A few minutes after having a seat I gave comment to his co-host, and founder of Citizens Against Political Persecution, Cara Castronuova, who had set up her camera in the lounge. I’ve never been particularly good at sound byte commentary; I’m far too much of an ent for that jazz. If you don’t know what an ent is, you should probably read more Tolkien. No one is on my side, little orc.

She asked me why I had come to the memorial. I said it was the right thing to do. Ashli didn’t deserve to die that day. Too many people pass judgement from the comfort of their sofa.

Many had already left when the idea of dinner came up. I decided to stay…it only made sense for me to have some food while I was there. Fried oysters and mud bugs; fresh fish and some other sort of breaded goodness was on the menu.

I laughed with Edward Smith, an Irish accented preacher who claimed to be from Idaho, about the silliness of assumption, and the wickedness of the world we live in.
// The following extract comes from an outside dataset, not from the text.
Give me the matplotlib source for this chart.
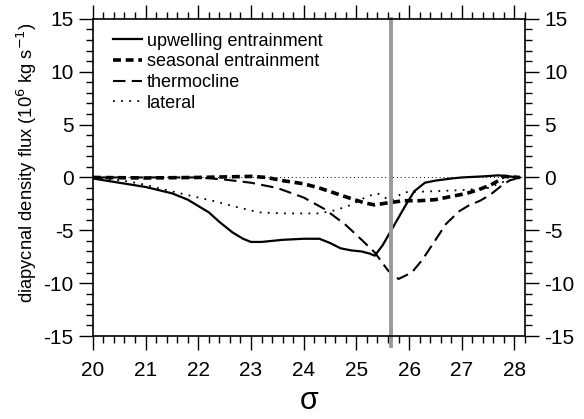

I briefly recounted the tale of my path to gonzo journalism.

Ashli’s mother entered the room, and hugs were to be given to all. Expression of understanding is impossible, but she handled each bereavement with grace and understanding. She walked as an example for us all. She may very well be the best of us.

A few minutes later, she pointedly sat down at my end of the dinner table, where we both came to understand a bit more about each other. I briefed her on how I came to find myself at the Capitol that day, and how I was just down the hall when I heard a gunshot. I told her of my legal troubles. She listened intently, and offered her support.

After losing her daughter, she continues to give.

Micki Witthoeft is a small woman; kind, beautiful, and bold. By nearly all accounts, her daughter Ashli was much the same. Regardless of what some may say about her motivations on January 6th, it would be impossible to argue that she lacked courage. To spend any time in the presence of her mother is to understand where this courage was formed.

As we attempted to converse against a steady wave of well wishers, Micki told me of a dream she had been given; a vision of the future; a message from beyond the grave.

Sometime after Ashli’s death, she had been guided in her sleep to a place where her daughter had been waiting. There she saw her, clear as day.

She was in prison, and Ashli told her mother she had been sentenced to death. Frantically and against all logic, Micki seemed to think the only reasonable course of action was to put Ashli in her purse, safe from this sentence where she could be snuck out of hell, back home to her family, where she belonged. It was at that moment when the purpose of the visit began to coalesce. Ashli wasn’t alone. There, in the prison with her, were the dozens of others who now begged for their mother to release them.

With no previous concern for those who were caught up in the trap that day, Micki found a new purpose: Political prisoners must be set free. America is better than what we’ve allowed it to become.

I took her dream to heart, with full understanding of how crazy some may believe it to be. I told Micki that anyone who doubts her authenticity in the matter is quite welcome to fuck right off. We shared some nervous laughter at the thought.

So now, as I write from the place where the Mississippi and Ohio Rivers join, I ponder the direction of America. Something about this point, where Jim and Finn had sought to find freedom, has me pondering greater consequence. It’s easy to think of the things that divide us, like a river which splits as we all swim headfirst, against the current. It may be convenient to think about separation and secession, but perhaps we are going about this all wrong. America has always been a confluence of culture; a place where separate identities and past experiences meet to form a common identity. Perhaps the path to freedom isn’t about fighting the current. Perhaps we would be better served by coming together and finding our place in the natural progression of things. With an open eyed understanding of what we stand to lose, maybe it’s possible to follow our destiny and become one mighty river, unabated in it’s course to the freedom of the open sea.